* [What this task involves]: Set down, exactly as written, the lines from the top of the data to the line that holds "ax2 = ax.twinx()", and omit the pictures.
# Data shown start
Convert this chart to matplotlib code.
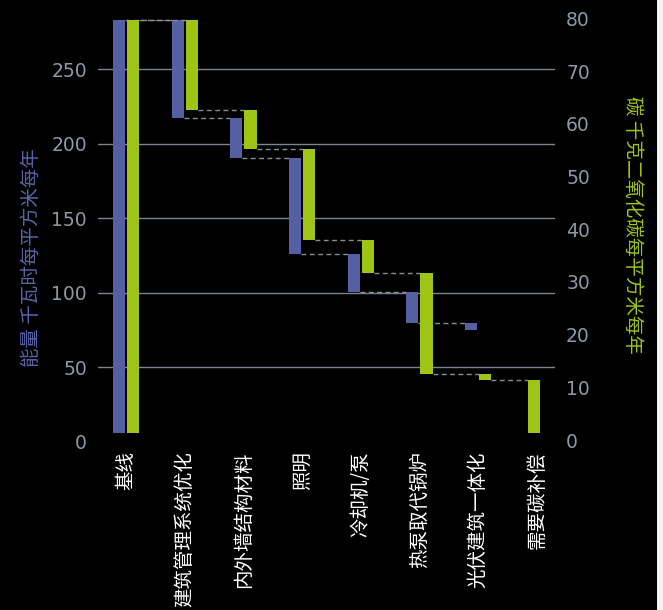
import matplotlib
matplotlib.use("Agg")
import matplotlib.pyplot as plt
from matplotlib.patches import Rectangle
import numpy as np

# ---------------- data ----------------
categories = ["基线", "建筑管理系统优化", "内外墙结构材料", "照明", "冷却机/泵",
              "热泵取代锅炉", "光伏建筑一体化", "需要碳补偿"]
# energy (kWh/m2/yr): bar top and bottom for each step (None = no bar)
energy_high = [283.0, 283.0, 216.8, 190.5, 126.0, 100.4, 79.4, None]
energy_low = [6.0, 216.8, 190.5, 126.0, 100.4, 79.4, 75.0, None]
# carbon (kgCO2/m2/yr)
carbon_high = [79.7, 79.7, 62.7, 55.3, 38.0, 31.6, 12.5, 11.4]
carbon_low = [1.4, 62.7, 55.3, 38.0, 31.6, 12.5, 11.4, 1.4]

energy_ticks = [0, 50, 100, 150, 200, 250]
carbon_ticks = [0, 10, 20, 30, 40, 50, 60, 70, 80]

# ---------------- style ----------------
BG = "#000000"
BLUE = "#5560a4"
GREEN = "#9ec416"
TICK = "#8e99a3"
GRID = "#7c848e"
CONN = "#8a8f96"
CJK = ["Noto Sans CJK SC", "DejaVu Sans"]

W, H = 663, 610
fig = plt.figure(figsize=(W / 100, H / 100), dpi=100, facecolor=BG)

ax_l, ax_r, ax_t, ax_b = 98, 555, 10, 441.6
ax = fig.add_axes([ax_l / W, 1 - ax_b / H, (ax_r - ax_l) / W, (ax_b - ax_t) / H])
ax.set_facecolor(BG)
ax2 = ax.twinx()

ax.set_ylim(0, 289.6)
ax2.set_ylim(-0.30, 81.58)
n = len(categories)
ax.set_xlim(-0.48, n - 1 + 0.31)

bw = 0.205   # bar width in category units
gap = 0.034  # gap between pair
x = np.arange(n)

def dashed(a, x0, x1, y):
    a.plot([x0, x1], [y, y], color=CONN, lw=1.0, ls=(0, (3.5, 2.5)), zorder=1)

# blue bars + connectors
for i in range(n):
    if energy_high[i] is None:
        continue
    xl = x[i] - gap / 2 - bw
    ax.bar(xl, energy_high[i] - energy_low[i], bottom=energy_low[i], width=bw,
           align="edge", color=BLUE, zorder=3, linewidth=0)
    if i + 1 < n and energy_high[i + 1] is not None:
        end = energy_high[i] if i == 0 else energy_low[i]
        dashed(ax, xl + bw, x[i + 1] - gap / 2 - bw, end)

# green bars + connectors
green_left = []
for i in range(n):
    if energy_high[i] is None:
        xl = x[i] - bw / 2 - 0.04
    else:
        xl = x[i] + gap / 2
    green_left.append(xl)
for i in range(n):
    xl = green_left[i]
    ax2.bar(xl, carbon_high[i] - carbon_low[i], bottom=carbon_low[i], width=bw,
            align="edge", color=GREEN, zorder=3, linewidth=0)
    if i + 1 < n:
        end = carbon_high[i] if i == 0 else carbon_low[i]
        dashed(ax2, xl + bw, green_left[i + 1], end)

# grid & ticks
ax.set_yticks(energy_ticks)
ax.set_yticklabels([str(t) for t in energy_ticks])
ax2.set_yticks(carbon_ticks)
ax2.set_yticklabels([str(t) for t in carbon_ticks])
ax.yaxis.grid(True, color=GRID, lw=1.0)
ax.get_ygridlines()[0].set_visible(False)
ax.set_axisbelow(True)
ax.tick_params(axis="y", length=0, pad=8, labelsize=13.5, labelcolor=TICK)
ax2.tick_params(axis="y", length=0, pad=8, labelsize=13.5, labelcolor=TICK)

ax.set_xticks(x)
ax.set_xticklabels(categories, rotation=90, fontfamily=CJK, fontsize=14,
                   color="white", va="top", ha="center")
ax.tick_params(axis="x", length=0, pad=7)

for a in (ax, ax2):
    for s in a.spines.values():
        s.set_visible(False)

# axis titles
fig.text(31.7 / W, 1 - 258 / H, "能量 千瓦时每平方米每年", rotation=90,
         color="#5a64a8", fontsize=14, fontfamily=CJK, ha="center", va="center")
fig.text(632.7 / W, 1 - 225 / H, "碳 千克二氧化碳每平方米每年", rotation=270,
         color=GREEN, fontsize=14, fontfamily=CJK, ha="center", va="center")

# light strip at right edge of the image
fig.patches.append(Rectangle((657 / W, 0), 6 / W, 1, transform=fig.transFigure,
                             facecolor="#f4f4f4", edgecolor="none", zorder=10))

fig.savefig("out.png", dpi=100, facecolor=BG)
# Data shown end
* [Written solution]:
Convert this chart to matplotlib code.
import matplotlib
matplotlib.use("Agg")
import matplotlib.pyplot as plt
from matplotlib.patches import Rectangle
import numpy as np

# ---------------- data ----------------
categories = ["基线", "建筑管理系统优化", "内外墙结构材料", "照明", "冷却机/泵",
              "热泵取代锅炉", "光伏建筑一体化", "需要碳补偿"]
# energy (kWh/m2/yr): bar top and bottom for each step (None = no bar)
energy_high = [283.0, 283.0, 216.8, 190.5, 126.0, 100.4, 79.4, None]
energy_low = [6.0, 216.8, 190.5, 126.0, 100.4, 79.4, 75.0, None]
# carbon (kgCO2/m2/yr)
carbon_high = [79.7, 79.7, 62.7, 55.3, 38.0, 31.6, 12.5, 11.4]
carbon_low = [1.4, 62.7, 55.3, 38.0, 31.6, 12.5, 11.4, 1.4]

energy_ticks = [0, 50, 100, 150, 200, 250]
carbon_ticks = [0, 10, 20, 30, 40, 50, 60, 70, 80]

# ---------------- style ----------------
BG = "#000000"
BLUE = "#5560a4"
GREEN = "#9ec416"
TICK = "#8e99a3"
GRID = "#7c848e"
CONN = "#8a8f96"
CJK = ["Noto Sans CJK SC", "DejaVu Sans"]

W, H = 663, 610
fig = plt.figure(figsize=(W / 100, H / 100), dpi=100, facecolor=BG)

ax_l, ax_r, ax_t, ax_b = 98, 555, 10, 441.6
ax = fig.add_axes([ax_l / W, 1 - ax_b / H, (ax_r - ax_l) / W, (ax_b - ax_t) / H])
ax.set_facecolor(BG)
ax2 = ax.twinx()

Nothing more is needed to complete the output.